▶ [THE EXERCISE]:
Can you write out every line from the start of the records below through the line containing "0.081, 0.1168, 0.159, 0.200, 0.215, 0.038]", leaving out any pictures?

▶ [RECORDS SHOWN]:
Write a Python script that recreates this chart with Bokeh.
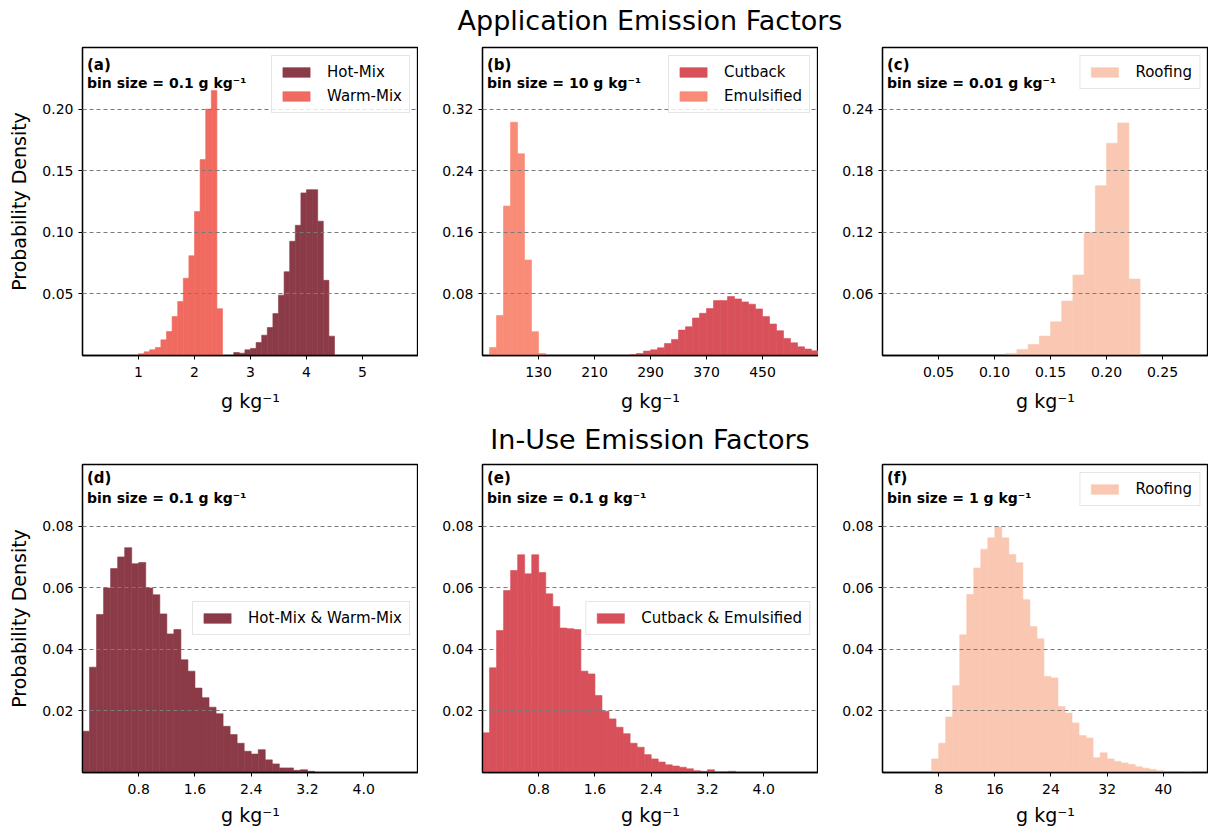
from bokeh.plotting import figure
from bokeh.layouts import column, row
from bokeh.models import FixedTicker, NumeralTickFormatter, Label, Div, Spacer, Range1d
from bokeh.embed import file_html
from bokeh.resources import INLINE

FONT = "DejaVu Sans"

# ---------------- data ----------------
# (a) Application: Hot-Mix / Warm-Mix, bin size 0.1 g/kg
hot_mix_start, hot_mix_bin = 2.7, 0.1
hot_mix_density = [0.0024, 0.0019, 0.0046, 0.0057, 0.0105, 0.0165, 0.0227, 0.034, 0.049,
                   0.068, 0.0927, 0.1057, 0.132, 0.1346, 0.1346, 0.109, 0.061, 0.0157]
warm_mix_start, warm_mix_bin = 1.0, 0.1
warm_mix_density = [0.0014, 0.003, 0.0046, 0.0065, 0.0127, 0.0195, 0.0316, 0.0438, 0.0627,
                    0.081, 0.1168, 0.159, 0.200, 0.215, 0.038]

# (b) Application: Cutback / Emulsified, bin size 10 g/kg
cutback_start, cutback_bin = 260, 10
cutback_density = [0.0009, 0.0026, 0.0057, 0.0074, 0.010, 0.0157, 0.0209, 0.033, 0.0374,
                   0.0487, 0.0548, 0.0609, 0.0713, 0.0713, 0.0766, 0.0735, 0.0696, 0.0666,
                   0.0605, 0.0505, 0.0409, 0.0322, 0.0222, 0.0165, 0.0113, 0.0083, 0.0061]
emulsified_start, emulsified_bin = 60, 10
emulsified_density = [0.0104, 0.052, 0.194, 0.303, 0.262, 0.124, 0.031, 0.0026]

# (c) Application: Roofing, bin size 0.01 g/kg
roof_app_start, roof_app_bin = 0.11, 0.01
roof_app_density = [0.002, 0.0059, 0.0107, 0.0189, 0.0328, 0.053, 0.0783, 0.12, 0.1654,
                    0.2067, 0.2265, 0.0744]

# (d) In-use: Hot-Mix & Warm-Mix, bin size 0.1 g/kg
hw_start, hw_bin = 0.0, 0.1
hw_density = [0.0134, 0.0342, 0.0513, 0.0599, 0.0662, 0.070, 0.073, 0.0678, 0.0682, 0.0599,
              0.0577, 0.0515, 0.045, 0.0464, 0.0366, 0.0329, 0.0274, 0.0243, 0.0212, 0.0191,
              0.015, 0.0123, 0.0095, 0.0069, 0.006, 0.0074, 0.0041, 0.0028, 0.0015, 0.0015,
              0.0007, 0.0009, 0.0004]

# (e) In-use: Cutback & Emulsified, bin size 0.1 g/kg
ce_start, ce_bin = 0.0, 0.1
ce_density = [0.0129, 0.034, 0.0461, 0.0591, 0.0656, 0.0707, 0.0645, 0.0707, 0.0649, 0.058,
              0.0539, 0.0469, 0.0467, 0.0464, 0.0329, 0.032, 0.025, 0.0199, 0.0174, 0.0147,
              0.0126, 0.0095, 0.0082, 0.0058, 0.0044, 0.0034, 0.0025, 0.0021, 0.0017, 0.0012,
              0.0006, 0.0004, 0.0009, 0.0002, 0.0002, 0.0004]

# (f) In-use: Roofing, bin size 1 g/kg
roof_use_start, roof_use_bin = 7, 1
roof_use_density = [0.0044, 0.0095, 0.018, 0.0282, 0.0447, 0.0578, 0.0664, 0.0725, 0.0762,
                    0.0797, 0.0762, 0.0708, 0.0681, 0.0561, 0.0474, 0.0434, 0.0312, 0.0307,
                    0.0214, 0.0193, 0.0161, 0.012, 0.0112, 0.0048, 0.0064, 0.0044, 0.0036,
                    0.0031, 0.0026, 0.0019, 0.0014, 0.001, 0.0006, 0.0003, 0.0002, 0.0002,
                    0.0004]

# ticks
a_xticks = [1, 2, 3, 4, 5]
a_yticks = [0.05, 0.10, 0.15, 0.20]
b_xticks = [130, 210, 290, 370, 450]
b_yticks = [0.08, 0.16, 0.24, 0.32]
c_xticks = [0.05, 0.10, 0.15, 0.20, 0.25]
c_yticks = [0.06, 0.12, 0.18, 0.24]
de_xticks = [0.8, 1.6, 2.4, 3.2, 4.0]
f_xticks = [8, 16, 24, 32, 40]
def_yticks = [0.02, 0.04, 0.06, 0.08]

# colours
C_HOT = "#8b3a47"
C_WARM = "#f06a5f"
C_CUT = "#d7505a"
C_EMU = "#f98c76"
C_ROOF = "#fac8b2"

FRAME_H = 308
FRAME_W = 336
FRAME_W_C = 326


def panel(xr, yr, xticks, yticks, xfmt, yfmt, width, height, left, bottom,
          ylabel=False, lbl_standoff=10, tick_standoff=7):
    p = figure(width=width, height=height, x_range=Range1d(*xr), y_range=Range1d(*yr),
               output_backend="svg", toolbar_location=None,
               min_border_left=left, min_border_right=0, min_border_top=9,
               min_border_bottom=bottom)
    p.background_fill_color = "white"
    p.border_fill_color = "white"
    p.outline_line_color = "black"
    p.outline_line_width = 1.3
    p.xgrid.visible = False
    yt = FixedTicker(ticks=yticks, minor_ticks=[])
    xt = FixedTicker(ticks=xticks, minor_ticks=[])
    p.yaxis.ticker = yt
    p.ygrid.ticker = yt
    p.xaxis.ticker = xt
    p.ygrid.grid_line_color = "#7a7a7a"
    p.ygrid.grid_line_dash = "4 3"
    p.ygrid.grid_line_width = 1.2
    p.ygrid.level = "guide"
    p.xaxis.formatter = NumeralTickFormatter(format=xfmt)
    p.yaxis.formatter = NumeralTickFormatter(format=yfmt)
    for ax in (p.xaxis[0], p.yaxis[0]):
        ax.axis_line_color = "black"
        ax.axis_line_width = 1.3
        ax.major_tick_line_color = "black"
        ax.major_tick_in = 0
        ax.major_tick_out = 4
        ax.minor_tick_line_color = None
        ax.major_label_text_font = FONT
        ax.major_label_text_font_size = "14px"
        ax.major_label_text_color = "black"
        ax.axis_label_text_font = FONT
        ax.axis_label_text_font_size = "19px"
        ax.axis_label_text_font_style = "normal"
        ax.axis_label_text_color = "black"
    p.xaxis.major_label_standoff = tick_standoff
    p.yaxis.major_label_standoff = 5
    p.xaxis.axis_label = "g kg⁻¹"
    p.xaxis.axis_label_standoff = lbl_standoff
    if ylabel:
        p.yaxis.axis_label = "Probability Density"
        p.yaxis.axis_label_standoff = 9
    return p


def hist(p, start, binw, dens, color, label):
    left = [start + i * binw for i in range(len(dens))]
    right = [start + (i + 1) * binw for i in range(len(dens))]
    p.quad(left=left, right=right, bottom=0, top=dens, fill_color=color,
           line_color=color, line_width=0.6, legend_label=label)


def texts(p, xr, yr, frame_w, tag, binsize, dy1, dy2):
    for txt, dy, size in ((tag, dy1, 15), (binsize, dy2, 14)):
        x = xr[0] + (xr[1] - xr[0]) * 4.5 / frame_w
        y = yr[1] - (yr[1] - yr[0]) * dy / FRAME_H
        p.add_layout(Label(x=x, y=y, text=txt, text_font=FONT, text_font_style="bold",
                           text_font_size=f"{size}px", text_baseline="top",
                           text_align="left", text_color="black"))


def style_legend(p, loc):
    lg = p.legend[0]
    lg.location = loc
    lg.margin = 8
    lg.padding = 7
    lg.spacing = 6
    lg.label_height = 18
    lg.glyph_width = 34
    lg.glyph_height = 12
    lg.label_standoff = 14
    lg.label_text_font = FONT
    lg.label_text_font_size = "15px"
    lg.label_text_color = "black"
    lg.border_line_color = "#cccccc"
    lg.border_line_width = 1
    lg.background_fill_alpha = 0.8
    lg.background_fill_color = "white"


B1 = 62
B2 = 58
H1 = 9 + FRAME_H + B1
H2 = 9 + FRAME_H + B2
WA = 82 + FRAME_W
WB = 64 + FRAME_W
WC = 64 + FRAME_W_C

# ---- row 1 ----
a_xr, a_yr = (0, 6), (0, 0.25)
pa = panel(a_xr, a_yr, a_xticks, a_yticks, "0", "0.00", WA, H1, 82, B1, ylabel=True)
hist(pa, hot_mix_start, hot_mix_bin, hot_mix_density, C_HOT, "Hot-Mix")
hist(pa, warm_mix_start, warm_mix_bin, warm_mix_density, C_WARM, "Warm-Mix")
texts(pa, a_xr, a_yr, FRAME_W, "(a)", "bin size = 0.1 g kg⁻¹", 8.5, 27)
style_legend(pa, "top_right")

b_xr, b_yr = (50, 530), (0, 0.40)
pb = panel(b_xr, b_yr, b_xticks, b_yticks, "0", "0.00", WB, H1, 64, B1)
hist(pb, cutback_start, cutback_bin, cutback_density, C_CUT, "Cutback")
hist(pb, emulsified_start, emulsified_bin, emulsified_density, C_EMU, "Emulsified")
texts(pb, b_xr, b_yr, FRAME_W, "(b)", "bin size = 10 g kg⁻¹", 8.5, 27)
style_legend(pb, "top_right")

c_xr, c_yr = (0, 0.3 * FRAME_W_C / FRAME_W), (0, 0.30)
pc = panel(c_xr, c_yr, c_xticks, c_yticks, "0.00", "0.00", WC, H1, 64, B1)
hist(pc, roof_app_start, roof_app_bin, roof_app_density, C_ROOF, "Roofing")
texts(pc, c_xr, c_yr, FRAME_W_C, "(c)", "bin size = 0.01 g kg⁻¹", 8.5, 27)
style_legend(pc, "top_right")

# ---- row 2 ----
d_xr, d_yr = (0, 4.78), (0, 0.10)
pd_ = panel(d_xr, d_yr, de_xticks, def_yticks, "0.0", "0.00", WA, H2, 82, B2,
            ylabel=True, lbl_standoff=7)
hist(pd_, hw_start, hw_bin, hw_density, C_HOT, "Hot-Mix & Warm-Mix")
texts(pd_, d_xr, d_yr, FRAME_W, "(d)", "bin size = 0.1 g kg⁻¹", 4.5, 25.5)
style_legend(pd_, "center_right")

e_xr, e_yr = (0, 4.78), (0, 0.10)
pe = panel(e_xr, e_yr, de_xticks, def_yticks, "0.0", "0.00", WB, H2, 64, B2,
           lbl_standoff=7)
hist(pe, ce_start, ce_bin, ce_density, C_CUT, "Cutback & Emulsified")
texts(pe, e_xr, e_yr, FRAME_W, "(e)", "bin size = 0.1 g kg⁻¹", 4.5, 25.5)
style_legend(pe, "center_right")

f_xr, f_yr = (0, FRAME_W_C / 7.02), (0, 0.10)
pf = panel(f_xr, f_yr, f_xticks, def_yticks, "0", "0.00", WC, H2, 64, B2,
           lbl_standoff=7)
hist(pf, roof_use_start, roof_use_bin, roof_use_density, C_ROOF, "Roofing")
texts(pf, f_xr, f_yr, FRAME_W_C, "(f)", "bin size = 1 g kg⁻¹", 4.5, 25.5)
style_legend(pf, "top_right")


def title_div(text, h, lh):
    return Div(text=text, width=464, height=h, margin=0,
               styles={"font-family": FONT, "font-size": "27px", "text-align": "center",
                       "line-height": f"{lh}px", "color": "black", "white-space": "nowrap",
                       "overflow": "visible"})


t1 = title_div("Application Emission Factors", 38, 42)
t2 = title_div("In-Use Emission Factors", 38, 46)

layout = column(
    row(Spacer(width=WA, height=38, margin=0), t1, spacing=0),
    row(pa, pb, pc, spacing=0),
    row(Spacer(width=WA, height=38, margin=0), t2, spacing=0),
    row(pd_, pe, pf, spacing=0),
    spacing=0,
)

open("out.html", "w").write(file_html(layout, INLINE, title="Emission factors"))
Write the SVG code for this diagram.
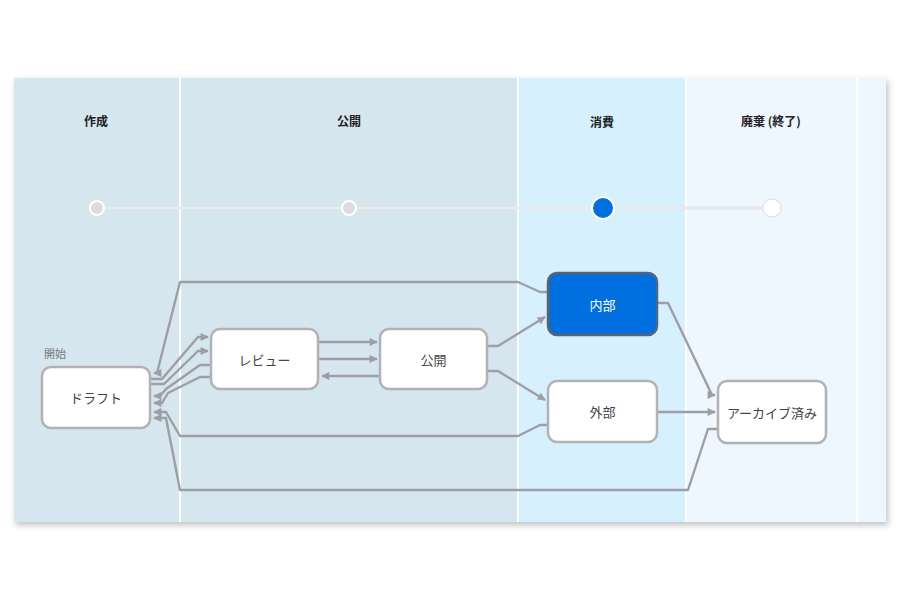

▶ [RESULT FOR THIS TASK]:
Write a Python script that recreates this chart with Bokeh.
from bokeh.plotting import figure
from bokeh.layouts import column, row
from bokeh.models import FixedTicker, NumeralTickFormatter, Label, Div, Spacer, Range1d
from bokeh.embed import file_html
from bokeh.resources import INLINE

FONT = "DejaVu Sans"

# ---------------- data ----------------
# (a) Application: Hot-Mix / Warm-Mix, bin size 0.1 g/kg
hot_mix_start, hot_mix_bin = 2.7, 0.1
hot_mix_density = [0.0024, 0.0019, 0.0046, 0.0057, 0.0105, 0.0165, 0.0227, 0.034, 0.049,
                   0.068, 0.0927, 0.1057, 0.132, 0.1346, 0.1346, 0.109, 0.061, 0.0157]
warm_mix_start, warm_mix_bin = 1.0, 0.1
warm_mix_density = [0.0014, 0.003, 0.0046, 0.0065, 0.0127, 0.0195, 0.0316, 0.0438, 0.0627,
                    0.081, 0.1168, 0.159, 0.200, 0.215, 0.038]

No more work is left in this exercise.